# Approximating the logistic response

The central challenge of variational methods is usually computing expectations of log probabilities.  In the case of the RTM, this is $\mathbb{E}[\log p(y | z, z')] = y \mathbb{E}[x] - \mathbb{E}[\log(1 + \exp(x))],$ where $x = \eta^t z \circ z' + \nu$.

The first term is linear and so is easy enough, the second is problematic though.  One approach is to use a Taylor approximation.  The issue then becomes choosing the point around which to center the approximation.  The partition function above really has two regimes: for small $x, \log(1 + \exp(x)) \approx 0$, but for large $x, \log(1 + \exp(x)) \approx x$.  The solution that the delta method uses is to center it at the mean $\mu = \mathbb{E}[x]$. But does this give us any real guarantee that we won’t be better off by centering it elsewhere?

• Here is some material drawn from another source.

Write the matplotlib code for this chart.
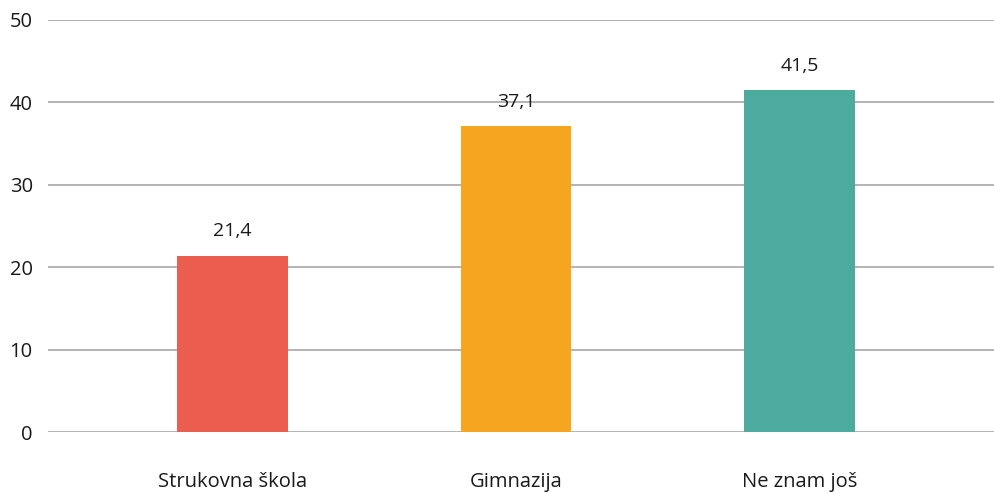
import matplotlib
matplotlib.use("Agg")
import matplotlib.pyplot as plt

# chart data
categories = ["Strukovna škola", "Gimnazija", "Ne znam još"]
values = [21.4, 37.1, 41.5]
value_labels = ["21,4", "37,1", "41,5"]
colors = ["#EB5E4F", "#F6A520", "#4CAB9E"]
yticks = [0, 10, 20, 30, 40, 50]

plt.rcParams["font.family"] = ["Open Sans", "DejaVu Sans"]

fig = plt.figure(figsize=(9.94, 4.94), dpi=100)
ax = fig.add_axes([48 / 994, 62 / 494, 946 / 994, 412 / 494])

x = list(range(len(categories)))
ax.bar(x, values, width=0.39, color=colors, zorder=3)

for xi, v, lab in zip(x, values, value_labels):
    ax.annotate(lab, (xi, v), xytext=(0, 11), textcoords="offset points",
                ha="center", va="bottom", fontsize=14, color="#1a1a1a")

ax.set_xlim(-0.651, 2.686)
ax.set_ylim(0, 50)
ax.set_yticks(yticks)
ax.set_xticks(x)
ax.set_xticklabels(categories)
ax.grid(axis="y", color="#b3b3b3", linewidth=1.4, zorder=0)
ax.tick_params(axis="y", length=0, pad=11, labelsize=14.5, labelcolor="#1a1a1a")
ax.tick_params(axis="x", length=0, pad=29, labelsize=14.5, labelcolor="#1a1a1a")
for s in ax.spines.values():
    s.set_visible(False)

fig.savefig("out.png", dpi=100)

I couldn’t really answer this question analytically, so I decided to experiment.  I sampled $x$ using settings typical of the corpora I look at.  Turns out that the first order approximation at the mean is really good because the variance on z is really low when you have enough words.

That of course brings up another question.  Why does doing the “correct” ($\psi_\sigma$) thing not work as well as the “incorrect” ($\psi_e$) approximation?